INFORMATION SUPPLIED:
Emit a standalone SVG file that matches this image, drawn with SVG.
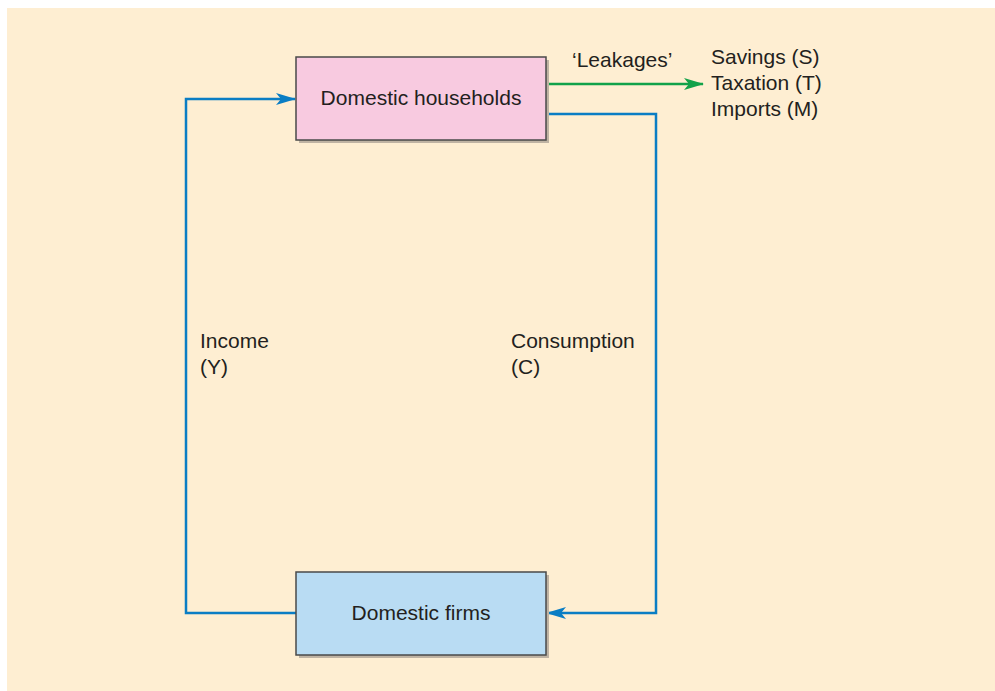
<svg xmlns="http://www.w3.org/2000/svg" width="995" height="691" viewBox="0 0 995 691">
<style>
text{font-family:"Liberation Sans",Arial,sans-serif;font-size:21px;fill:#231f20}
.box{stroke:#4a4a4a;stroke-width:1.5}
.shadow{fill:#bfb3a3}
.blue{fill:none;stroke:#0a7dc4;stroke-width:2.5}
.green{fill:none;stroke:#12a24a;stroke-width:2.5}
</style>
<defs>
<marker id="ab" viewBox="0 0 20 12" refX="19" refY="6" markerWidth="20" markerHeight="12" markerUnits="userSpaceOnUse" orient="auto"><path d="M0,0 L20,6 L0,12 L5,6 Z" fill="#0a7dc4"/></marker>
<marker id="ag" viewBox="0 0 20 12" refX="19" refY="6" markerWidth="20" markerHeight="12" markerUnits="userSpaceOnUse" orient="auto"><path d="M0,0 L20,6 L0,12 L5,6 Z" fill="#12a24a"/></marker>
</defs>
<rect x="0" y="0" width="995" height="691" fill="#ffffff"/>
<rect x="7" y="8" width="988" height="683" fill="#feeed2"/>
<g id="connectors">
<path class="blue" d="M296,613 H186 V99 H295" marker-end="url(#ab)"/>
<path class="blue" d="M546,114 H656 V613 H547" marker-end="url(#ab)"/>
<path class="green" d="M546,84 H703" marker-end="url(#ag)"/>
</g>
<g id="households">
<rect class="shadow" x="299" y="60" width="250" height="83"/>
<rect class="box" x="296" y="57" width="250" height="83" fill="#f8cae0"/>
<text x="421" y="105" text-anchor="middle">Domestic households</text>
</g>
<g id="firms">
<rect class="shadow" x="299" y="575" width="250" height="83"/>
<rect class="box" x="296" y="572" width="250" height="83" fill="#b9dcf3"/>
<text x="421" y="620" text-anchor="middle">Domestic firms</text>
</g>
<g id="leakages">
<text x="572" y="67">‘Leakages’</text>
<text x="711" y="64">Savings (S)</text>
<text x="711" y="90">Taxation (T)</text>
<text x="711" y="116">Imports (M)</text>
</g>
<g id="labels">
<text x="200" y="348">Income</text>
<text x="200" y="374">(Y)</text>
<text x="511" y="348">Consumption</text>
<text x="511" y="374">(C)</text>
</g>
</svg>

WORK REQUIRED: Without the images, write out each line of the data verbatim.

EXERCISE ANSWER:
Emit a standalone SVG file that matches this image, drawn with SVG.
<svg xmlns="http://www.w3.org/2000/svg" width="995" height="691" viewBox="0 0 995 691">
<style>
text{font-family:"Liberation Sans",Arial,sans-serif;font-size:21px;fill:#231f20}
.box{stroke:#4a4a4a;stroke-width:1.5}
.shadow{fill:#bfb3a3}
.blue{fill:none;stroke:#0a7dc4;stroke-width:2.5}
.green{fill:none;stroke:#12a24a;stroke-width:2.5}
</style>
<defs>
<marker id="ab" viewBox="0 0 20 12" refX="19" refY="6" markerWidth="20" markerHeight="12" markerUnits="userSpaceOnUse" orient="auto"><path d="M0,0 L20,6 L0,12 L5,6 Z" fill="#0a7dc4"/></marker>
<marker id="ag" viewBox="0 0 20 12" refX="19" refY="6" markerWidth="20" markerHeight="12" markerUnits="userSpaceOnUse" orient="auto"><path d="M0,0 L20,6 L0,12 L5,6 Z" fill="#12a24a"/></marker>
</defs>
<rect x="0" y="0" width="995" height="691" fill="#ffffff"/>
<rect x="7" y="8" width="988" height="683" fill="#feeed2"/>
<g id="connectors">
<path class="blue" d="M296,613 H186 V99 H295" marker-end="url(#ab)"/>
<path class="blue" d="M546,114 H656 V613 H547" marker-end="url(#ab)"/>
<path class="green" d="M546,84 H703" marker-end="url(#ag)"/>
</g>
<g id="households">
<rect class="shadow" x="299" y="60" width="250" height="83"/>
<rect class="box" x="296" y="57" width="250" height="83" fill="#f8cae0"/>
<text x="421" y="105" text-anchor="middle">Domestic households</text>
</g>
<g id="firms">
<rect class="shadow" x="299" y="575" width="250" height="83"/>
<rect class="box" x="296" y="572" width="250" height="83" fill="#b9dcf3"/>
<text x="421" y="620" text-anchor="middle">Domestic firms</text>
</g>
<g id="leakages">
<text x="572" y="67">‘Leakages’</text>
<text x="711" y="64">Savings (S)</text>
<text x="711" y="90">Taxation (T)</text>
<text x="711" y="116">Imports (M)</text>
</g>
<g id="labels">
<text x="200" y="348">Income</text>
<text x="200" y="374">(Y)</text>
<text x="511" y="348">Consumption</text>
<text x="511" y="374">(C)</text>
</g>
</svg>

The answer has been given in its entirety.